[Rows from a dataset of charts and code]

- - - - -

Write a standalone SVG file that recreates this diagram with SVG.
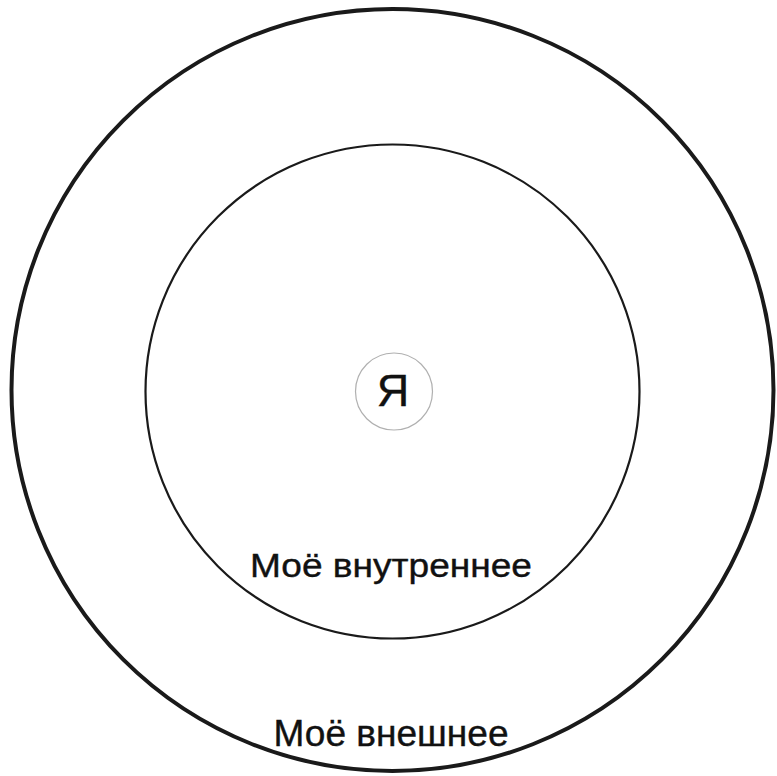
<svg xmlns="http://www.w3.org/2000/svg" width="777" height="776" viewBox="0 0 777 776">
  <style>
    .lbl { font-family: "Liberation Sans", Arial, sans-serif; fill: #111111; stroke: #111111; stroke-width: 0.4; text-anchor: middle; }
    .ring { fill: none; stroke: #1a1a1a; }
  </style>
  <rect width="777" height="776" fill="#ffffff"/>
  <g id="outer">
    <circle class="ring" cx="392.5" cy="390" r="381" stroke-width="4"/>
    <text class="lbl" x="391" y="746" font-size="36" textLength="235" lengthAdjust="spacingAndGlyphs">Моё внешнее</text>
  </g>
  <g id="inner">
    <circle class="ring" cx="392.5" cy="391.5" r="247" stroke-width="2.2"/>
    <text class="lbl" x="391" y="577" font-size="34" textLength="282" lengthAdjust="spacingAndGlyphs">Моё внутреннее</text>
  </g>
  <g id="self">
    <circle cx="394" cy="391.5" r="38.5" fill="none" stroke="#b0b0b0" stroke-width="1.2"/>
    <text class="lbl" x="393" y="406" font-size="45">Я</text>
  </g>
  <g id="connectors"></g>
</svg>
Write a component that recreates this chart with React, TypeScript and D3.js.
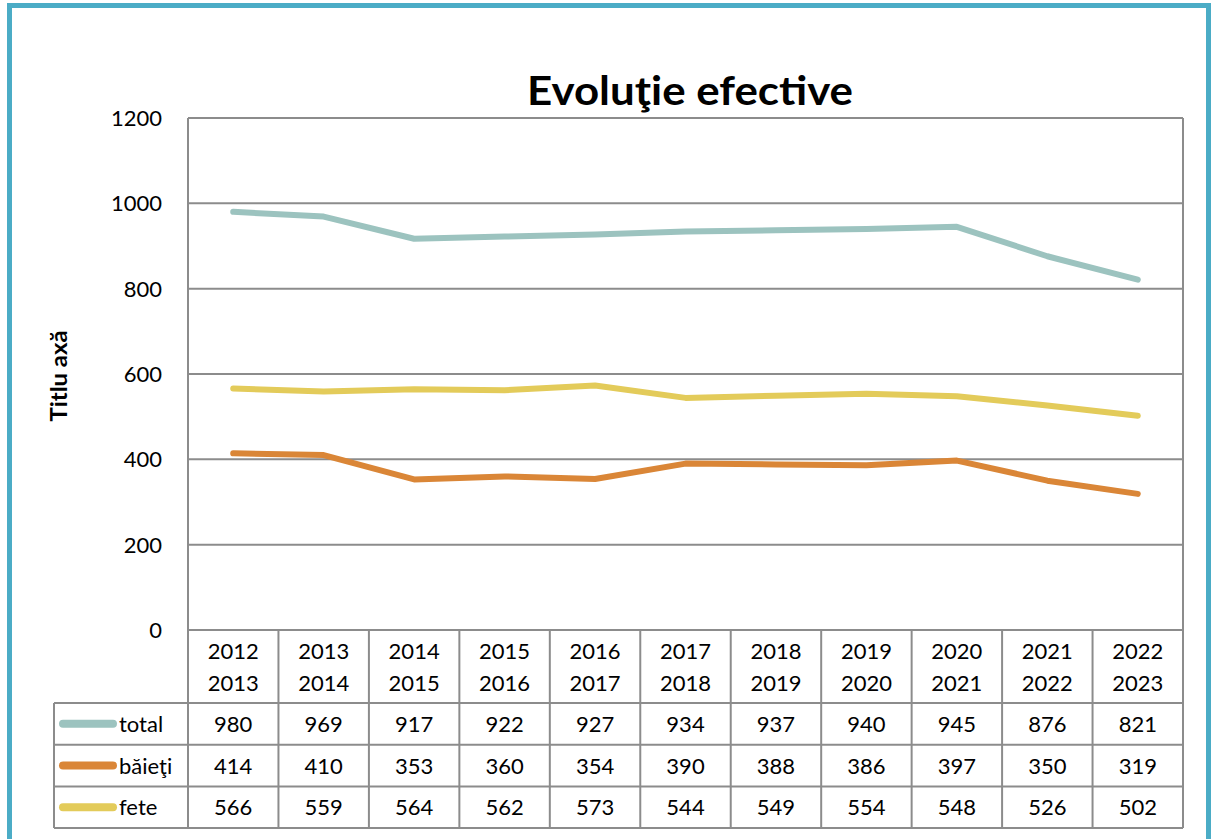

- - - - -

Restate the whole listing above exactly, except for its images.

Write a standalone SVG file that recreates this diagram with SVG.
<svg xmlns="http://www.w3.org/2000/svg" width="777" height="776" viewBox="0 0 777 776">
  <style>
    .lbl { font-family: "Liberation Sans", Arial, sans-serif; fill: #111111; stroke: #111111; stroke-width: 0.4; text-anchor: middle; }
    .ring { fill: none; stroke: #1a1a1a; }
  </style>
  <rect width="777" height="776" fill="#ffffff"/>
  <g id="outer">
    <circle class="ring" cx="392.5" cy="390" r="381" stroke-width="4"/>
    <text class="lbl" x="391" y="746" font-size="36" textLength="235" lengthAdjust="spacingAndGlyphs">Моё внешнее</text>
  </g>
  <g id="inner">
    <circle class="ring" cx="392.5" cy="391.5" r="247" stroke-width="2.2"/>
    <text class="lbl" x="391" y="577" font-size="34" textLength="282" lengthAdjust="spacingAndGlyphs">Моё внутреннее</text>
  </g>
  <g id="self">
    <circle cx="394" cy="391.5" r="38.5" fill="none" stroke="#b0b0b0" stroke-width="1.2"/>
    <text class="lbl" x="393" y="406" font-size="45">Я</text>
  </g>
  <g id="connectors"></g>
</svg>
Write a component that recreates this chart with React, TypeScript and D3.js.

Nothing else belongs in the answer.